Japan Geoscience Union Meeting 2018

Presentation information

[JJ] Oral

P (Space and Planetary Sciences) » P-EM Solar-Terrestrial Sciences, Space Electromagnetism & Space Environment

[P-EM17] Space Plasma Physics: Theory and Simulation

Wed. May 23, 2018 10:45 AM - 12:15 PM 304 (3F International Conference Hall, Makuhari Messe)

convener:Takayuki Umeda(Institute for Space-Earth Environmental Research, Nagoya University), Yohei Miyake(Education Center on Computational Science and Engineering, Kobe University), Yasuhiro Nariyuki(富山大学人間発達科学部, 共同), Tadas Nakamura(Fukui Prefectural University), Chairperson:Nakamura Tadas(Fukui Prefectural University), Amano Takanobu(Department of Earth and Planetary Science, University of Tokyo)

12:00 PM - 12:15 PM

[PEM17-12] Planck Distribution in a Curved Spacetime

*Tadas Nakamura1 (1.Fukui Prefectural University)

Keywords:curved spacetime, relativistic thermodynamics, Planck distribution

Equilibrium distribution of a photon gas in a curved spacetime has been investigated. When a curved spacetime has a timelike Killing vector field, there exists a corresponding conserved quantity. According to relativistic thermodynamics, an equilibrium state can be achieved by a matter moving along this Killing vector. When we wish to calculate the equilibrium state of the photon gas, however, there arises one problem: the local frequency of each photon mode varies depending on the position because of the red/blue shift due to the spacetime curvature (gravity).

The aim of the present study is to calculate the equilibrium distribution, or the Planck distribution, using a generalized temperature defined from the relativistic thermodynamic. This generalized temperature is derived from the conserved quantity along the Killing vector. As a simplest example, we consider a cavity with constant acceleration; photons are defined by the mode functions in the coordinate system moving with the constant acceleration (Rindler coordinates). In this case, the conserved quantity is the one corresponds to Lorentz boost, which is called Rindler energy.

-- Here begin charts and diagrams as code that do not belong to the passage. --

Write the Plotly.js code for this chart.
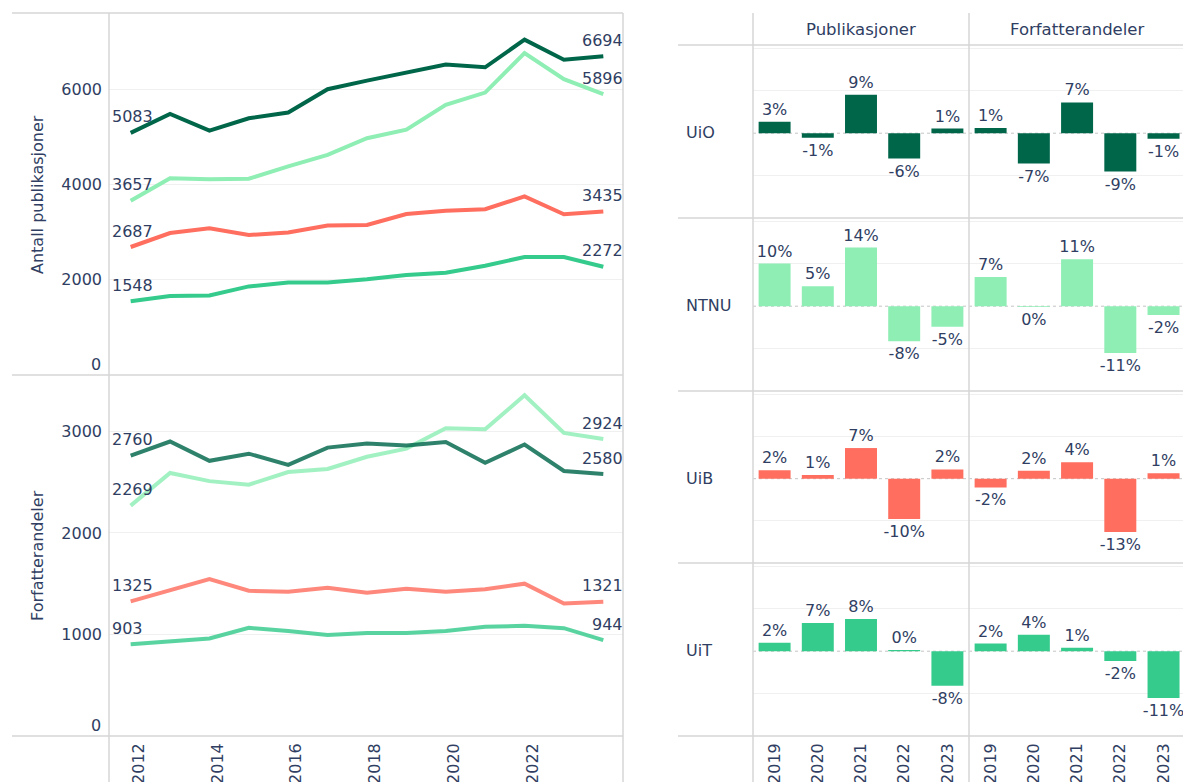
<!DOCTYPE html>
<html>
<head>
<meta charset="utf-8">
<script src="https://cdn.plot.ly/plotly-3.0.1.min.js"></script>
<style>html,body{margin:0;padding:0;background:#fff;}#chart{width:1183px;height:782px;}</style>
</head>
<body>
<div id="chart"></div>
<script>
// ---------- DATA ----------
const years = [2012, 2013, 2014, 2015, 2016, 2017, 2018, 2019, 2020, 2021, 2022, 2023, 2024];
const institutions = ['UiO', 'NTNU', 'UiB', 'UiT'];

// Antall publikasjoner
const pubUiO  = [5083, 5480, 5130, 5390, 5510, 6000, 6180, 6350, 6520, 6460, 7040, 6620, 6694];
const pubNTNU = [3657, 4130, 4110, 4120, 4380, 4620, 4970, 5150, 5670, 5930, 6760, 6210, 5896];
const pubUiB  = [2687, 2980, 3080, 2940, 2990, 3140, 3150, 3380, 3450, 3480, 3750, 3375, 3435];
const pubUiT  = [1548, 1660, 1670, 1860, 1940, 1940, 2010, 2100, 2145, 2295, 2478, 2475, 2272];

// Forfatterandeler
const forfUiO  = [2760, 2900, 2710, 2780, 2670, 2840, 2880, 2860, 2895, 2690, 2870, 2610, 2580];
const forfNTNU = [2269, 2590, 2510, 2475, 2600, 2630, 2750, 2830, 3030, 3020, 3355, 2985, 2924];
const forfUiB  = [1325, 1440, 1545, 1430, 1420, 1460, 1410, 1450, 1420, 1445, 1500, 1305, 1321];
const forfUiT  = [903, 935, 960, 1065, 1035, 995, 1015, 1015, 1035, 1075, 1085, 1062, 944];

// Prosentvis endring (bars)
const barYears = ['2019', '2020', '2021', '2022', '2023'];
const pctPubUiO   = [2.7, -1.1, 9.1, -6.0, 1.1];
const pctForfUiO  = [1.2, -7.2, 7.3, -9.1, -1.3];
const pctPubNTNU  = [10.1, 4.7, 13.9, -8.3, -4.9];
const pctForfNTNU = [6.9, -0.2, 11.1, -11.1, -2.1];
const pctPubUiB   = [2.0, 0.9, 7.3, -9.6, 2.2];
const pctForfUiB  = [-2.1, 1.9, 3.9, -12.7, 1.3];
const pctPubUiT   = [2.0, 6.7, 7.6, 0.3, -8.2];
const pctForfUiT  = [1.8, 3.9, 0.8, -2.3, -11.1];

const lineTickVals = [2012, 2014, 2016, 2018, 2020, 2022];
const pubTickVals = [0, 2000, 4000, 6000];
const forfTickVals = [0, 1000, 2000, 3000];
const columnTitles = ['Publikasjoner', 'Forfatterandeler'];
const leftTitles = ['Antall publikasjoner', 'Forfatterandeler'];

// ---------- STYLE ----------
const W = 1183, H = 782;
const FONT = 'DejaVu Sans';
const TXT = '#2f3e62';
const GRID = '#f0f0f0';
const BORDER = '#d6d6d6';
const colors = {UiO: '#00664a', NTNU: '#8eeeb4', UiB: '#ff6e5f', UiT: '#35cb8c'};
const px = v => v / W;
const py = v => 1 - v / H;

const pubSeries = {UiO: pubUiO, NTNU: pubNTNU, UiB: pubUiB, UiT: pubUiT};
const forfSeries = {UiO: forfUiO, NTNU: forfNTNU, UiB: forfUiB, UiT: forfUiT};
const pctPub = {UiO: pctPubUiO, NTNU: pctPubNTNU, UiB: pctPubUiB, UiT: pctPubUiT};
const pctForf = {UiO: pctForfUiO, NTNU: pctForfNTNU, UiB: pctForfUiB, UiT: pctForfUiT};

const traces = [];
const annotations = [];

function addLines(series, yax, opacity) {
  institutions.forEach(inst => {
    const ys = series[inst];
    traces.push({
      type: 'scatter', mode: 'lines', x: years, y: ys,
      xaxis: 'x', yaxis: yax, opacity: opacity,
      line: {color: colors[inst], width: 4}, hoverinfo: 'skip'
    });
    const n = ys.length - 1;
    annotations.push({
      xref: 'x', yref: yax, x: years[0], y: ys[0], text: String(ys[0]),
      showarrow: false, xanchor: 'left', yanchor: 'middle', xshift: -21, yshift: 16,
      font: {family: FONT, size: 16, color: TXT}
    });
    annotations.push({
      xref: 'x', yref: yax, x: years[n], y: ys[n], text: String(ys[n]),
      showarrow: false, xanchor: 'right', yanchor: 'middle', xshift: 22, yshift: 16,
      font: {family: FONT, size: 16, color: TXT}
    });
  });
}
addLines(pubSeries, 'y', 1);
addLines(forfSeries, 'y2', 0.82);

// "0" tick labels sit just above the pane's bottom border
[['y', pubTickVals], ['y2', forfTickVals]].forEach(([ax, vals]) => {
  annotations.push({xref: 'paper', yref: ax, x: px(103), y: vals[0], text: String(vals[0]),
    showarrow: false, xanchor: 'right', yanchor: 'middle', yshift: 11,
    font: {family: FONT, size: 16, color: TXT}});
});

// Bars
const rows = [
  {inst: 'UiO',  top: 45,  bot: 218, yp: 'y3', yf: 'y4'},
  {inst: 'NTNU', top: 218, bot: 391, yp: 'y5', yf: 'y6'},
  {inst: 'UiB',  top: 391, bot: 563, yp: 'y7', yf: 'y8'},
  {inst: 'UiT',  top: 563, bot: 736, yp: 'y9', yf: 'y10'}
];
const shapes = [];
rows.forEach(r => {
  [[pctPub, 'x3', r.yp], [pctForf, 'x4', r.yf]].forEach(([src, xa, ya]) => {
    const vals = src[r.inst];
    traces.push({
      type: 'bar', x: barYears, y: vals.map(v => v / 100),
      xaxis: xa, yaxis: ya,
      marker: {color: colors[r.inst]},
      text: vals.map(v => Math.round(v) + '%'),
      textposition: 'outside', cliponaxis: false, constraintext: 'none',
      textfont: {family: FONT, size: 16, color: TXT},
      hoverinfo: 'skip'
    });
    shapes.push({type: 'line', xref: xa + ' domain', yref: ya, x0: 0, x1: 1, y0: 0, y1: 0,
      line: {color: '#c4c4c4', width: 1, dash: 'dot'}, layer: 'below'});
  });
  annotations.push({xref: 'paper', yref: 'paper', x: px(684), y: py((r.top + r.bot) / 2 + 1),
    text: r.inst, showarrow: false, xanchor: 'left', yanchor: 'middle',
    font: {family: FONT, size: 16, color: TXT}});
});

// Column headers
annotations.push({xref: 'paper', yref: 'paper', x: px(861), y: py(30), text: columnTitles[0],
  showarrow: false, xanchor: 'center', yanchor: 'middle', font: {family: FONT, size: 16.5, color: TXT}});
annotations.push({xref: 'paper', yref: 'paper', x: px(1077), y: py(30), text: columnTitles[1],
  showarrow: false, xanchor: 'center', yanchor: 'middle', font: {family: FONT, size: 16.5, color: TXT}});
// Left axis titles
annotations.push({xref: 'paper', yref: 'paper', x: px(37), y: py(195), text: leftTitles[0], textangle: -90,
  showarrow: false, xanchor: 'center', yanchor: 'middle', font: {family: FONT, size: 16, color: TXT}});
annotations.push({xref: 'paper', yref: 'paper', x: px(37), y: py(556), text: leftTitles[1], textangle: -90,
  showarrow: false, xanchor: 'center', yanchor: 'middle', font: {family: FONT, size: 16, color: TXT}});

// Border lines
function hline(y, x0, x1) { shapes.push({type: 'line', xref: 'paper', yref: 'paper', x0: px(x0), x1: px(x1), y0: py(y), y1: py(y), line: {color: BORDER, width: 1.5}}); }
function vline(x, y0, y1) { shapes.push({type: 'line', xref: 'paper', yref: 'paper', x0: px(x), x1: px(x), y0: py(y0), y1: py(y1), line: {color: BORDER, width: 1.5}}); }
[13, 375, 736].forEach(y => hline(y, 12, 623));
vline(109, 13, 782); vline(623, 13, 782);
[45, 218, 391, 563, 736].forEach(y => hline(y, 678, 1183));
vline(753, 13, 782); vline(969, 13, 782);

const tickFont = {family: FONT, size: 16, color: TXT};
const barY = (top, bot, anchor) => ({
  domain: [py(bot), py(top)], anchor: anchor, range: [-0.201, 0.209],
  tickvals: [-0.1, 0.1, 0.2], showticklabels: false, ticks: '',
  showgrid: true, gridcolor: GRID, gridwidth: 1, zeroline: false, showline: false, fixedrange: true
});
const tickTextNoZero = vals => vals.map(v => v === 0 ? '' : String(v));

const layout = {
  width: W, height: H, autosize: false,
  margin: {l: 0, r: 0, t: 0, b: 0, pad: 0},
  paper_bgcolor: '#ffffff', plot_bgcolor: 'rgba(0,0,0,0)',
  showlegend: false, bargap: 0.26,
  font: {family: FONT, size: 16, color: TXT},
  xaxis: {domain: [px(109), px(623)], anchor: 'y2', range: [2011.45, 2024.5],
    tickvals: lineTickVals, ticktext: lineTickVals.map(String), tickangle: -90,
    ticklabelshift: 8, ticklabelstandoff: 3, ticks: '', showgrid: false, zeroline: false,
    showline: false, tickfont: tickFont},
  yaxis: {domain: [py(375), py(13)], anchor: 'x', range: [0, 7600], tickvals: pubTickVals,
    ticktext: tickTextNoZero(pubTickVals),
    ticks: '', ticklabelstandoff: 6, showgrid: true, gridcolor: GRID, zeroline: false, showline: false, tickfont: tickFont},
  yaxis2: {domain: [py(736), py(375)], anchor: 'x', range: [0, 3555], tickvals: forfTickVals,
    ticktext: tickTextNoZero(forfTickVals),
    ticks: '', ticklabelstandoff: 6, showgrid: true, gridcolor: GRID, zeroline: false, showline: false, tickfont: tickFont},
  xaxis3: {domain: [px(753), px(969)], anchor: 'y9', type: 'category', range: [-0.5, 4.5],
    tickangle: -90, ticks: '', ticklabelstandoff: 3, showgrid: false, zeroline: false, showline: false, tickfont: tickFont},
  xaxis4: {domain: [px(969), 1], anchor: 'y10', type: 'category', range: [-0.5, 4.45],
    tickangle: -90, ticks: '', ticklabelstandoff: 3, showgrid: false, zeroline: false, showline: false, tickfont: tickFont},
  yaxis3: barY(45, 218, 'x3'), yaxis4: barY(45, 218, 'x4'),
  yaxis5: barY(218, 391, 'x3'), yaxis6: barY(218, 391, 'x4'),
  yaxis7: barY(391, 563, 'x3'), yaxis8: barY(391, 563, 'x4'),
  yaxis9: barY(563, 736, 'x3'), yaxis10: barY(563, 736, 'x4'),
  shapes: shapes, annotations: annotations
};

// draw UiO last within each line chart
const lineTr = traces.filter(t => t.type === 'scatter');
const barTr = traces.filter(t => t.type === 'bar');
const ordered = [];
['y', 'y2'].forEach(ax => {
  ['UiT', 'UiB', 'NTNU', 'UiO'].forEach(inst => {
    ordered.push(lineTr.find(tr => tr.yaxis === ax && tr.line.color === colors[inst]));
  });
});
Plotly.newPlot('chart', ordered.concat(barTr), layout, {displayModeBar: false, staticPlot: true});
</script>
</body>
</html>
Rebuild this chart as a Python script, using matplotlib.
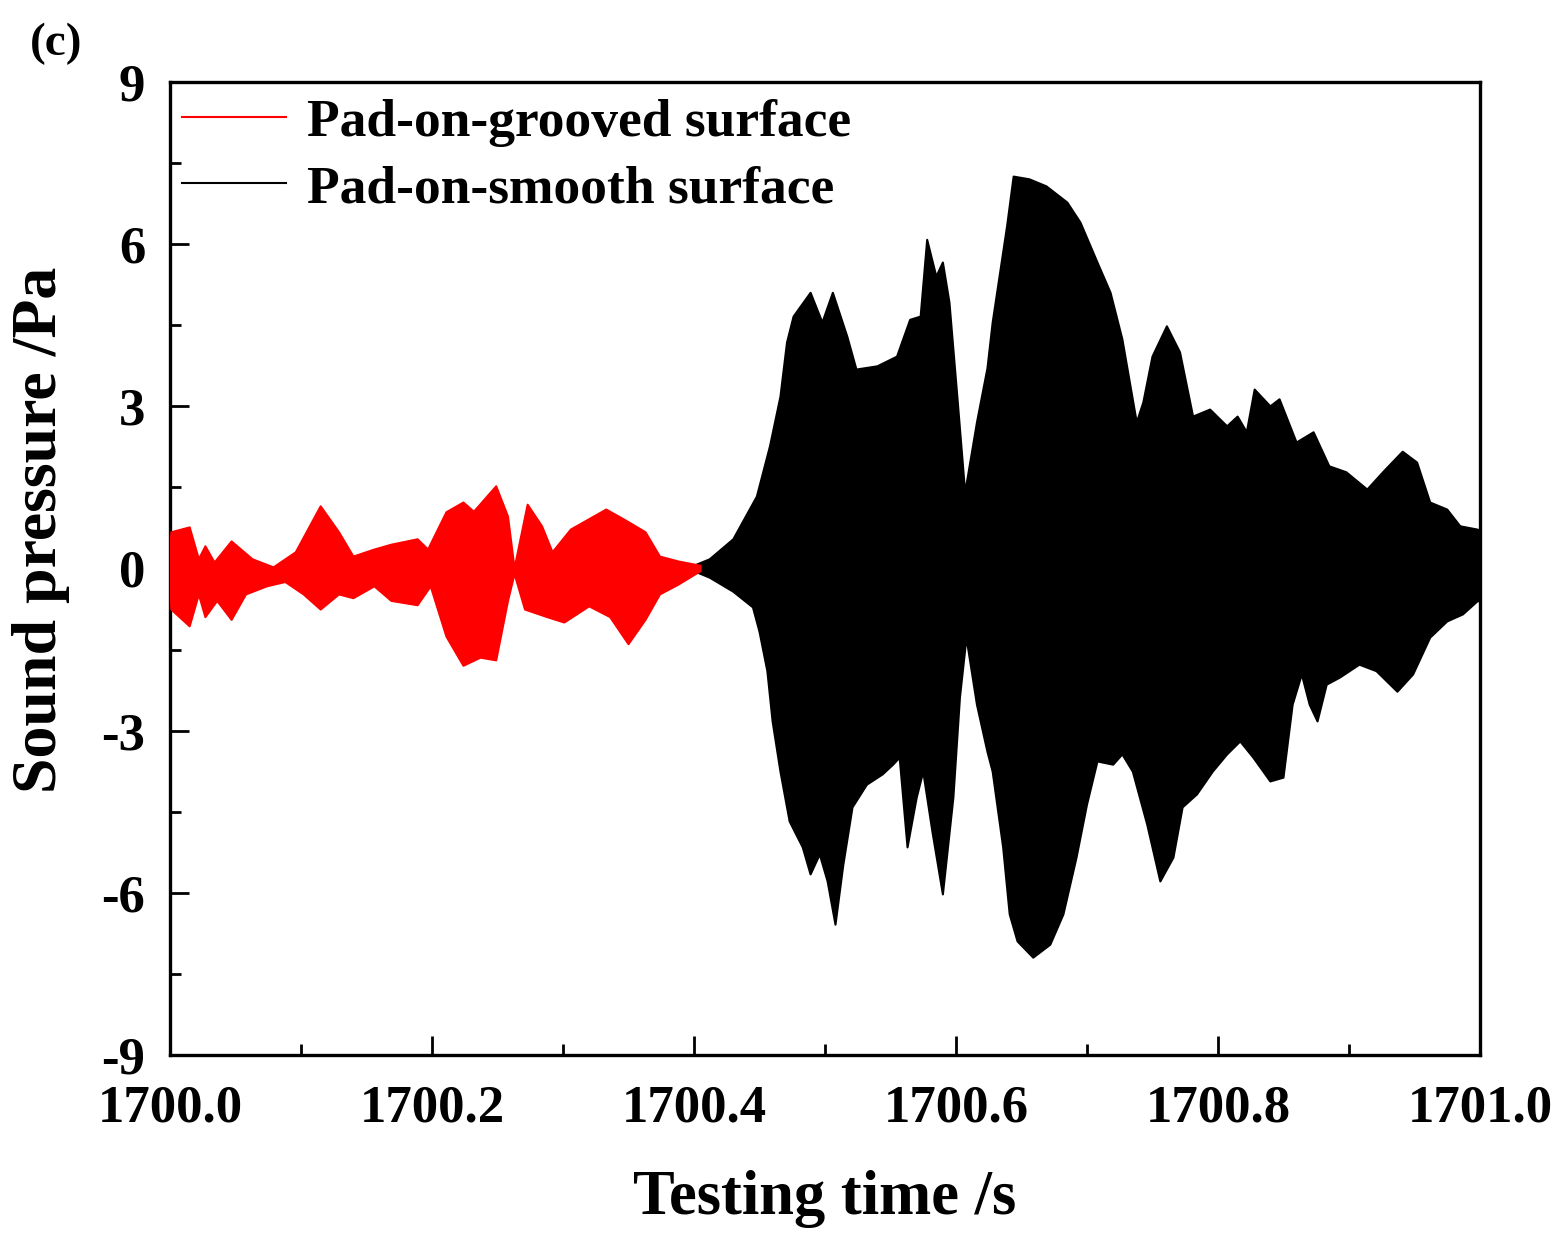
import numpy as np
import matplotlib
matplotlib.use('Agg')
import matplotlib.pyplot as plt
from matplotlib.lines import Line2D
from matplotlib.ticker import MultipleLocator

# envelope of the pad-on-grooved signal (time offset from 1700 s, Pa)
red_t_up = [0.000, 0.001, 0.015, 0.022, 0.027, 0.034, 0.047, 0.063, 0.079, 0.096, 0.115,
            0.129, 0.140, 0.156, 0.169, 0.189, 0.197, 0.211, 0.224, 0.232, 0.249,
            0.258, 0.263, 0.273, 0.284, 0.292, 0.306, 0.333, 0.347, 0.363, 0.374,
            0.388, 0.405]
red_v_up = [0.30, 0.67, 0.76, 0.17, 0.41, 0.11, 0.50, 0.17, 0.02, 0.30, 1.15,
            0.67, 0.22, 0.35, 0.44, 0.54, 0.35, 1.04, 1.22, 1.05, 1.52,
            0.96, 0.00, 1.18, 0.78, 0.30, 0.72, 1.09, 0.90, 0.67, 0.22,
            0.13, 0.05]
red_t_lo = [0.000, 0.001, 0.015, 0.022, 0.027, 0.036, 0.047, 0.058, 0.074, 0.088, 0.102,
            0.115, 0.129, 0.140, 0.156, 0.169, 0.189, 0.199, 0.211, 0.224, 0.237,
            0.249, 0.258, 0.263, 0.271, 0.288, 0.301, 0.320, 0.336, 0.350, 0.363,
            0.374, 0.388, 0.405]
red_v_lo = [-0.30, -0.76, -1.07, -0.48, -0.90, -0.60, -0.95, -0.48, -0.33, -0.25, -0.48,
            -0.76, -0.48, -0.55, -0.33, -0.60, -0.68, -0.33, -1.26, -1.80, -1.65,
            -1.70, -0.60, -0.10, -0.76, -0.90, -1.00, -0.70, -0.90, -1.40, -0.95,
            -0.48, -0.30, -0.05]

# envelope of the pad-on-smooth signal
blk_t_up = [0.400, 0.412, 0.430, 0.448, 0.458, 0.466, 0.471, 0.476, 0.489, 0.498, 0.506,
            0.517, 0.524, 0.540, 0.555, 0.565, 0.573, 0.578, 0.585, 0.590, 0.595,
            0.601, 0.607, 0.616, 0.624, 0.628, 0.639, 0.644, 0.656, 0.669, 0.685,
            0.695, 0.708, 0.718, 0.727, 0.738, 0.743, 0.750, 0.761, 0.771, 0.781,
            0.794, 0.807, 0.815, 0.822, 0.828, 0.840, 0.847, 0.860, 0.873, 0.885,
            0.898, 0.914, 0.926, 0.941, 0.952, 0.962, 0.975, 0.985, 0.998, 1.000]
blk_v_up = [0.05, 0.17, 0.54, 1.33, 2.26, 3.18, 4.18, 4.66, 5.10, 4.55, 5.10,
            4.29, 3.68, 3.74, 3.92, 4.60, 4.66, 6.08, 5.40, 5.66, 4.92,
            3.18, 1.40, 2.70, 3.70, 4.55, 6.33, 7.25, 7.20, 7.07, 6.77,
            6.40, 5.66, 5.10, 4.24, 2.70, 3.07, 3.92, 4.48, 4.00, 2.81,
            2.94, 2.63, 2.81, 2.52, 3.31, 3.00, 3.13, 2.33, 2.52, 1.89,
            1.78, 1.46, 1.78, 2.16, 1.96, 1.22, 1.09, 0.78, 0.72, 0.70]
blk_t_lo = [0.400, 0.412, 0.430, 0.445, 0.450, 0.456, 0.460, 0.466, 0.473, 0.483, 0.489,
            0.496, 0.502, 0.508, 0.514, 0.521, 0.532, 0.544, 0.552, 0.557, 0.563,
            0.570, 0.575, 0.582, 0.590, 0.598, 0.603, 0.608, 0.616, 0.624, 0.628,
            0.636, 0.641, 0.647, 0.659, 0.672, 0.682, 0.692, 0.700, 0.708, 0.720,
            0.727, 0.735, 0.746, 0.756, 0.766, 0.773, 0.784, 0.796, 0.807, 0.817,
            0.827, 0.840, 0.850, 0.857, 0.864, 0.870, 0.876, 0.883, 0.893, 0.908,
            0.921, 0.937, 0.949, 0.962, 0.975, 0.987, 0.998, 1.000]
blk_v_lo = [-0.05, -0.17, -0.43, -0.72, -1.17, -1.90, -2.83, -3.76, -4.68, -5.16, -5.66,
            -5.29, -5.79, -6.59, -5.48, -4.42, -4.00, -3.81, -3.63, -3.50, -5.16,
            -4.24, -3.76, -4.87, -6.03, -4.24, -2.39, -1.28, -2.52, -3.39, -3.76,
            -5.16, -6.40, -6.90, -7.20, -6.96, -6.40, -5.35, -4.37, -3.57, -3.63,
            -3.44, -3.76, -4.74, -5.79, -5.35, -4.42, -4.18, -3.76, -3.44, -3.20,
            -3.50, -3.94, -3.87, -2.52, -1.96, -2.52, -2.83, -2.15, -2.02, -1.78,
            -1.90, -2.28, -1.96, -1.28, -0.98, -0.85, -0.61, -0.60]

labels = ['Pad-on-grooved surface', 'Pad-on-smooth surface']
colors = ['#ff0000', '#000000']
t0 = 1700.0

plt.rcParams['font.family'] = 'Liberation Serif'
plt.rcParams['font.weight'] = 'bold'

fig = plt.figure(figsize=(15.6, 12.33), dpi=100)
ax = fig.add_axes([0.109, 0.1444, 0.8397, 0.7891])

for tu, vu, tl, vl, c in [(red_t_up, red_v_up, red_t_lo, red_v_lo, colors[0]),
                          (blk_t_up, blk_v_up, blk_t_lo, blk_v_lo, colors[1])]:
    xs = np.r_[np.array(tu), np.array(tl)[::-1]] + t0
    ys = np.r_[vu, vl[::-1]]
    ax.fill(xs, ys, facecolor=c, edgecolor=c, linewidth=1.5,
            joinstyle='round', zorder=2 if c == '#000000' else 3)

ax.set_xlim(1700.0, 1701.0)
ax.set_ylim(-9, 9)
ax.xaxis.set_major_locator(MultipleLocator(0.2))
ax.xaxis.set_minor_locator(MultipleLocator(0.1))
ax.yaxis.set_major_locator(MultipleLocator(3))
ax.yaxis.set_minor_locator(MultipleLocator(1.5))
ax.xaxis.set_major_formatter(plt.FuncFormatter(lambda v, p: f'{v:.1f}'))
ax.yaxis.set_major_formatter(plt.FuncFormatter(lambda v, p: f'{v:.0f}'))

ax.tick_params(which='both', direction='in', width=2, labelsize=38)
ax.tick_params(which='major', length=14)
ax.tick_params(which='minor', length=8)
ax.tick_params(axis='x', pad=21)
ax.tick_params(axis='y', pad=18)
for s in ax.spines.values():
    s.set_linewidth(2.4)

ax.set_xlabel('Testing time /s', fontsize=45, fontweight='bold', labelpad=27)
ax.set_ylabel('Sound pressure /Pa', fontsize=46, fontweight='bold')
ax.yaxis.set_label_coords(-0.076, 0.54)

handles = [Line2D([], [], color=colors[0], lw=1.5), Line2D([], [], color=colors[1], lw=1.5)]
ax.legend(handles, labels, loc='upper left', frameon=False, fontsize=38.5,
          handlelength=1.95, handletextpad=0.38, labelspacing=0.33,
          borderaxespad=0.0, borderpad=0.2, bbox_to_anchor=(0.001, 0.994))

fig.text(0.019, 0.955, '(c)', fontsize=34, fontweight='bold')

fig.savefig('out.png', dpi=100)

The resulting distribution has a form similar to the conventional Planck distribution with a temperature scaled by the Rindler energy, as expected. A remarkable difference is that the heat capacity depends on the position of the cavity boundary. The heat capacity increases as the boundary becomes closer to the Rindler horizon, and diverges to infinity at the horizon. This can be understood from the fact that number of states increases for the waves closer to the horizon due to the blue shift.

This simple example is for a flat spacetime, however, a general curved spacetime can be locally approximated by this calculation. Therefore, the results can be applicable for thermal radiations around neutron stars and black holes.